* _Short task_
Look through the listing and locate every line containing the word "this"; copy those lines.

* _Data entries_
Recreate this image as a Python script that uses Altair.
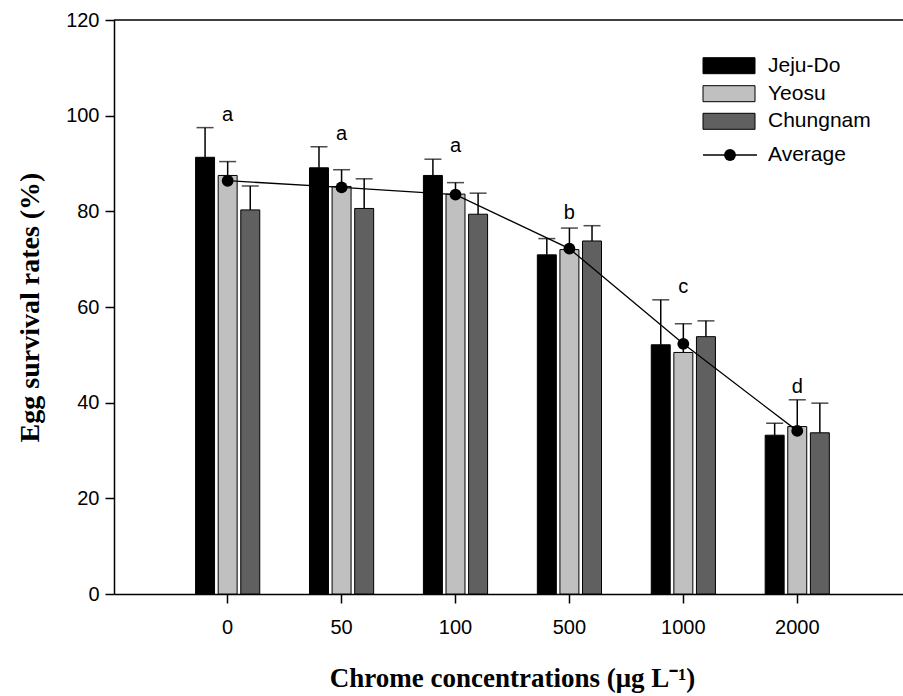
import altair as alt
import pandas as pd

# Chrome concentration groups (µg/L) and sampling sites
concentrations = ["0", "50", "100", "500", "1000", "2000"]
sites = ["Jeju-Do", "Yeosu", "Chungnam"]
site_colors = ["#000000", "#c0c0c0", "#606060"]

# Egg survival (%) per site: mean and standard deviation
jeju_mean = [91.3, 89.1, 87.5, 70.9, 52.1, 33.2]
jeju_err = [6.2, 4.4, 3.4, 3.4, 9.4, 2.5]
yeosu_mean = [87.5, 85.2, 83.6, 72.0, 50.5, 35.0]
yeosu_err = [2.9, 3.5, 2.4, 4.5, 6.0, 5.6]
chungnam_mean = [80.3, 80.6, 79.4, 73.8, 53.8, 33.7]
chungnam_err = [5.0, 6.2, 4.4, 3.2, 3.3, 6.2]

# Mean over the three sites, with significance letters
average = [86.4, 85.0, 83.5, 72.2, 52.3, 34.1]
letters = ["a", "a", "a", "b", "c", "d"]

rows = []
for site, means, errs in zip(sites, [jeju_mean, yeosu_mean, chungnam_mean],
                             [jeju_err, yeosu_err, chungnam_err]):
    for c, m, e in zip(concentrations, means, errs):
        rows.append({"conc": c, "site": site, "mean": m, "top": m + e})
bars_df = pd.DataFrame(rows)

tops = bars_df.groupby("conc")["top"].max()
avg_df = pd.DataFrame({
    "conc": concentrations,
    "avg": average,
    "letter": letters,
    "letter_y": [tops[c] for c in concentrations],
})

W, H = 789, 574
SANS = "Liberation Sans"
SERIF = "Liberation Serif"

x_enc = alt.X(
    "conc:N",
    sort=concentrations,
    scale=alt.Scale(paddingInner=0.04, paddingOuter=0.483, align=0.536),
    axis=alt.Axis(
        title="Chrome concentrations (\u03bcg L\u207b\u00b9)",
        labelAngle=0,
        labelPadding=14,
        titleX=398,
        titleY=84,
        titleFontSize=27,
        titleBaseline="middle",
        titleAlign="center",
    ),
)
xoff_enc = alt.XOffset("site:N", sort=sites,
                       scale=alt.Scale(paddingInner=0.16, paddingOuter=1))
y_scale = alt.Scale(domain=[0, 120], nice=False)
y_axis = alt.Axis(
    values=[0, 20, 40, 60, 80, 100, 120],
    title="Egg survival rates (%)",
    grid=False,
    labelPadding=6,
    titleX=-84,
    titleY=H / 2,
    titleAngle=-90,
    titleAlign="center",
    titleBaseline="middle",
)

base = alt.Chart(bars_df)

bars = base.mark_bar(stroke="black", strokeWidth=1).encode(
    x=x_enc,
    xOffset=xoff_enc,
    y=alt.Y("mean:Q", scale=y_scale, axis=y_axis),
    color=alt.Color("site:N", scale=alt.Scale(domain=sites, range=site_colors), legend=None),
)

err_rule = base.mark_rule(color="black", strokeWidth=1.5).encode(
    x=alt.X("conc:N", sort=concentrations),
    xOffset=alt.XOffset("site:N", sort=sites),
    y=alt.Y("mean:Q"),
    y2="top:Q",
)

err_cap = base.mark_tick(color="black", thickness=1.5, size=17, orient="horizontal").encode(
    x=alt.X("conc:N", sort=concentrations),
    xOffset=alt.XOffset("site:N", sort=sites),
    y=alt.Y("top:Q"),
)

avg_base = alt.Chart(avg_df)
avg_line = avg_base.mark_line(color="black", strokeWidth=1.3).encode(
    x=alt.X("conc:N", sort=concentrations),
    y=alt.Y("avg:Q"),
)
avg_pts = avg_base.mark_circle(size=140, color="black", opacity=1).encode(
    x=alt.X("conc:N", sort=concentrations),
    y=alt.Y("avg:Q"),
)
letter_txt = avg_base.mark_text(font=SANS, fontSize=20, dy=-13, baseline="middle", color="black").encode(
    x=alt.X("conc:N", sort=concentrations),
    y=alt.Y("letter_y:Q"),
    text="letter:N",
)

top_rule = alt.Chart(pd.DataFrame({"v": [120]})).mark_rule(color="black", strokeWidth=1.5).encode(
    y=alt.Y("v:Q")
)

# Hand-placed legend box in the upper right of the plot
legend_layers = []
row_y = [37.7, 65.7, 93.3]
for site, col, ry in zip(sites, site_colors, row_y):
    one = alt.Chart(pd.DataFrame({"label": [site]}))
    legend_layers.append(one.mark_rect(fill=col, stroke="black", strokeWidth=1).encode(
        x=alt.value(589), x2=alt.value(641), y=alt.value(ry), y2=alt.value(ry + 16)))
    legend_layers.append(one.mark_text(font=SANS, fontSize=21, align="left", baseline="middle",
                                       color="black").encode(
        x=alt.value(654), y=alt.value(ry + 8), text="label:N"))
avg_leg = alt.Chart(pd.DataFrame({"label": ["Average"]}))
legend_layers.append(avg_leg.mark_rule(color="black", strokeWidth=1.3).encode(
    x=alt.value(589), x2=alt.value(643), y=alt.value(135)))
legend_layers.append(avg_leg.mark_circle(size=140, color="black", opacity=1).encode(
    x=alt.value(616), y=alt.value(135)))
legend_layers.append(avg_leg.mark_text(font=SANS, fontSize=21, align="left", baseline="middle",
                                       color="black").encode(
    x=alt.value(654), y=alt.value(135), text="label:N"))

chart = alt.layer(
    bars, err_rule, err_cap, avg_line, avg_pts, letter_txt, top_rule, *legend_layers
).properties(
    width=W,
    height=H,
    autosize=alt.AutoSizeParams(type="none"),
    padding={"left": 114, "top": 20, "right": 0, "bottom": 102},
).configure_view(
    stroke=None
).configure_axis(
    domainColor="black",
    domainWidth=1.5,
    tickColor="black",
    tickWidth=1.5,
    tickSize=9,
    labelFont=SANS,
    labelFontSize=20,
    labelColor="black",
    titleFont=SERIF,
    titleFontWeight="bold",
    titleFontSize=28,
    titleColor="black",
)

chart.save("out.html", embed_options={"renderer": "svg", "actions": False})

* * *

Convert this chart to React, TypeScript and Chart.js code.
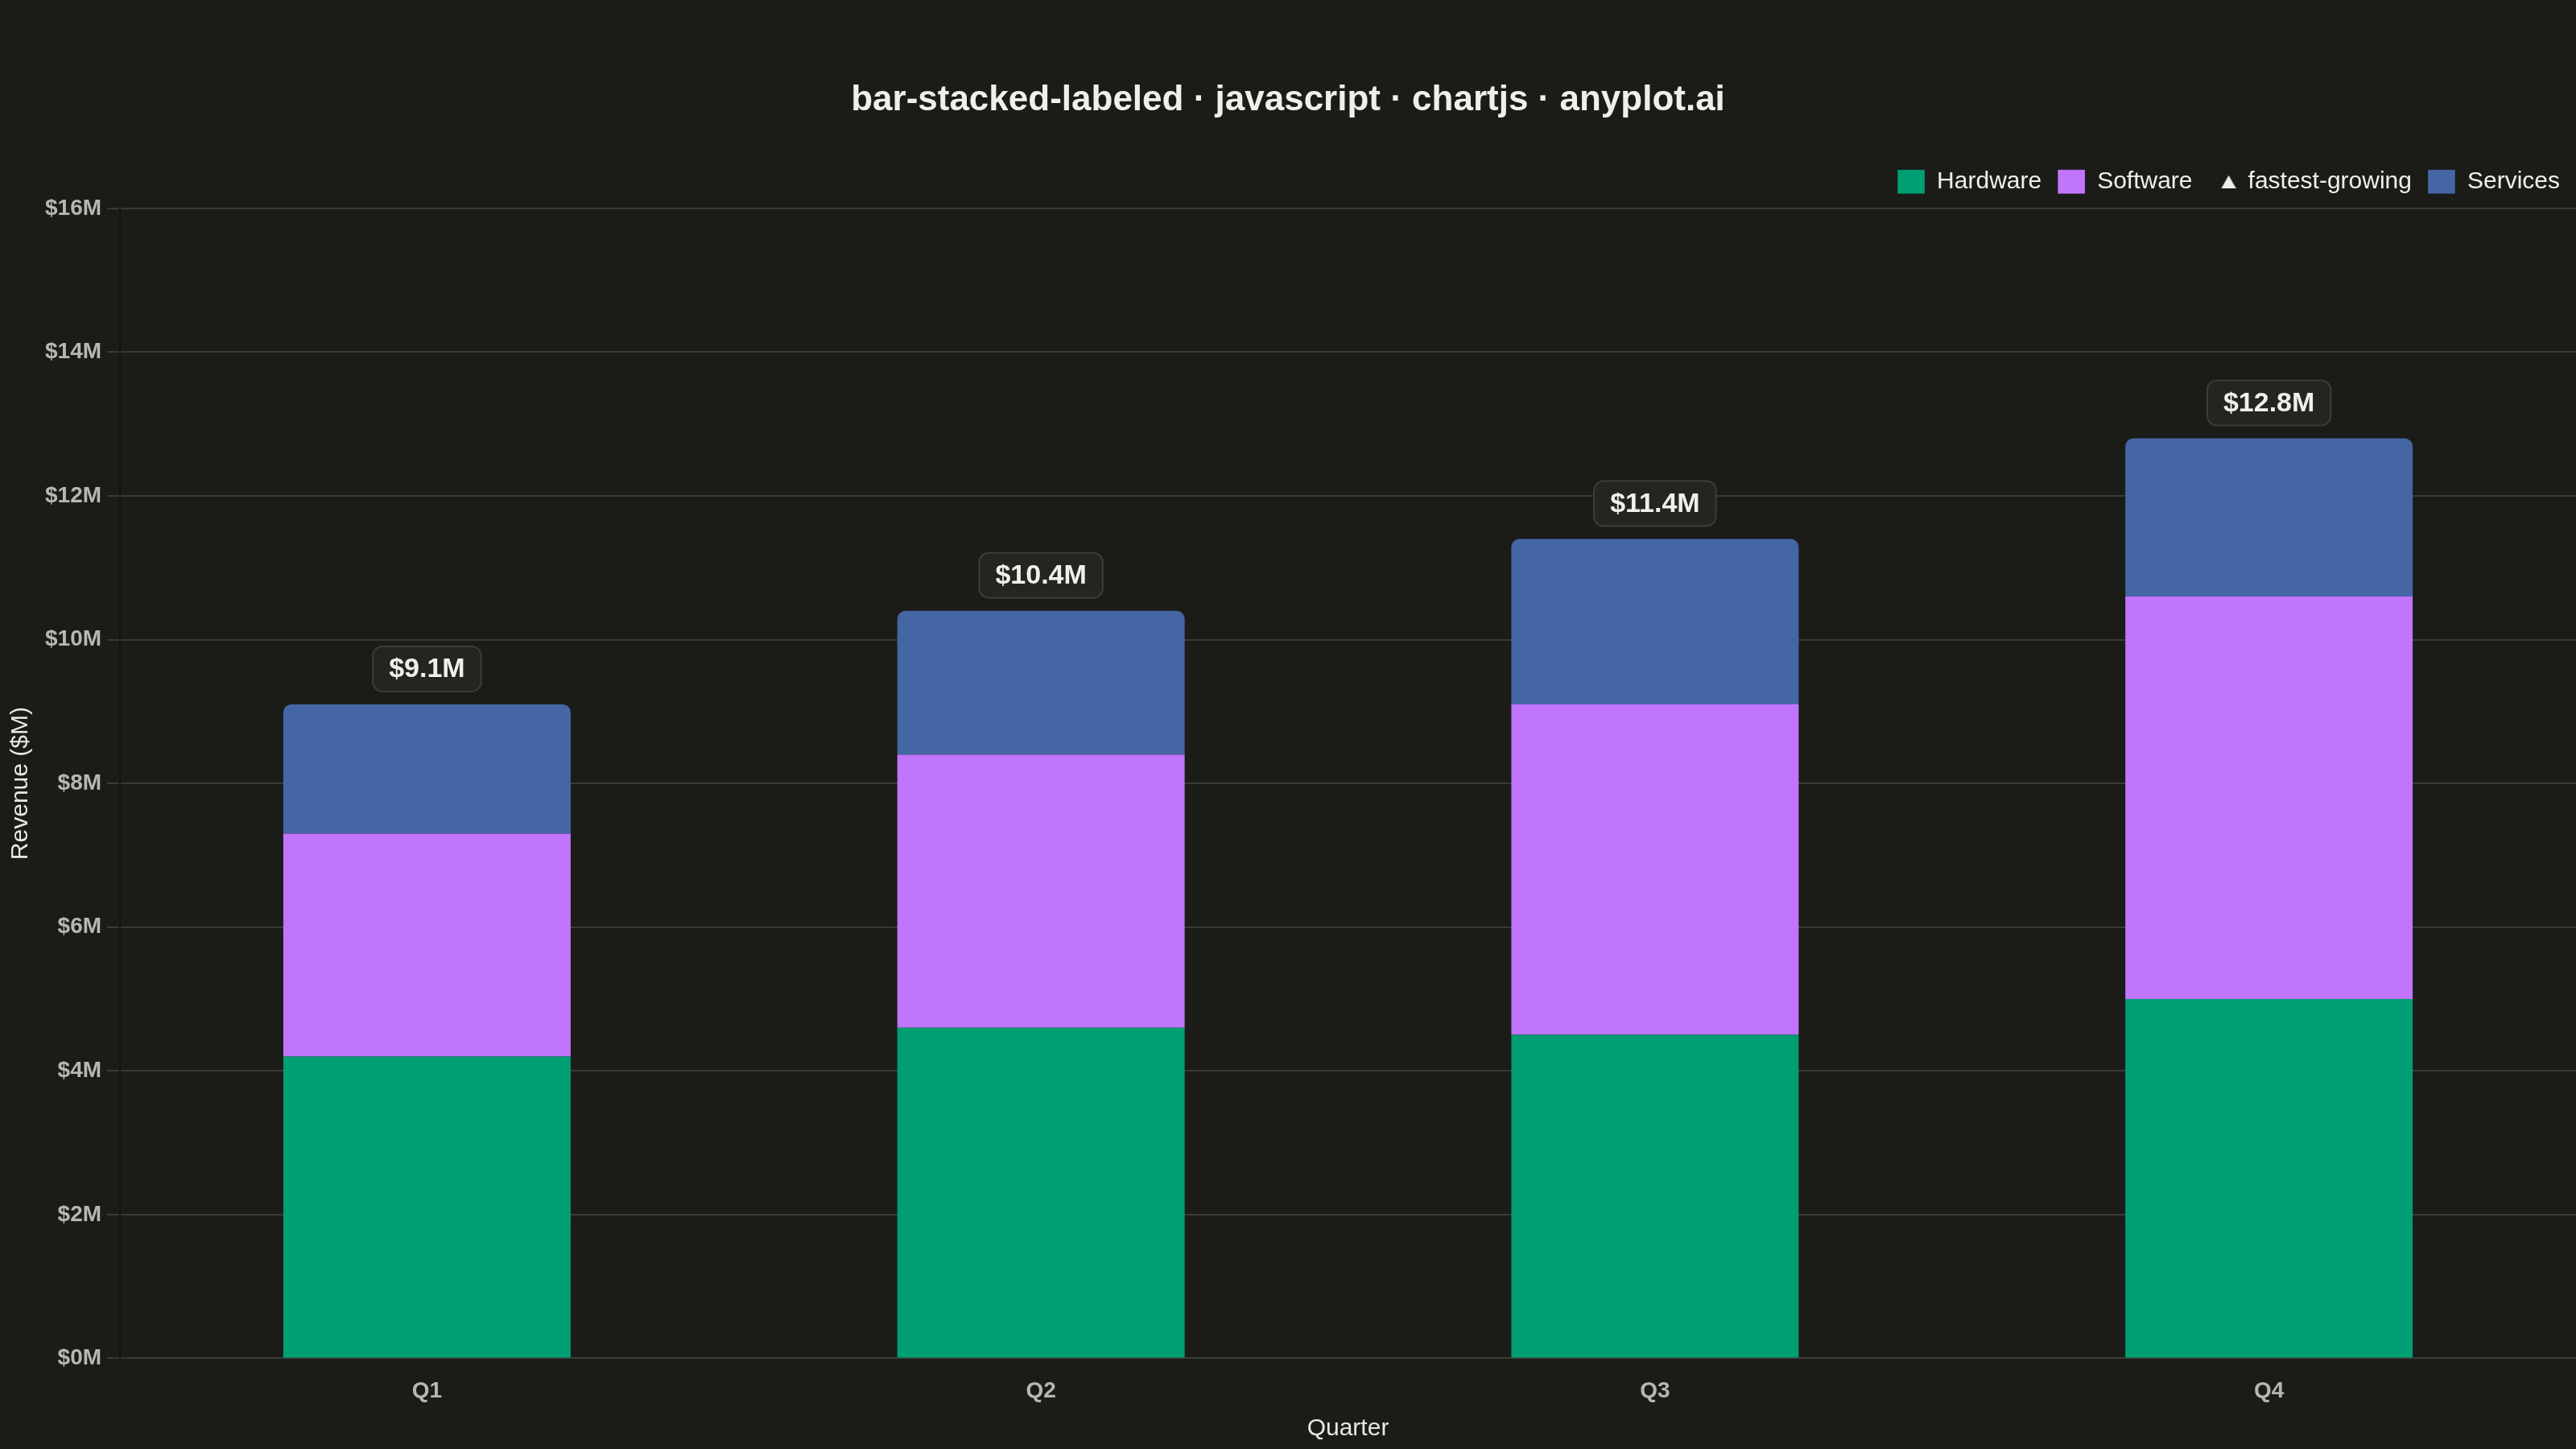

* _Written reply_
Recreate this image as a Python script that uses Altair.
Convert this chart to React, TypeScript and Chart.js code.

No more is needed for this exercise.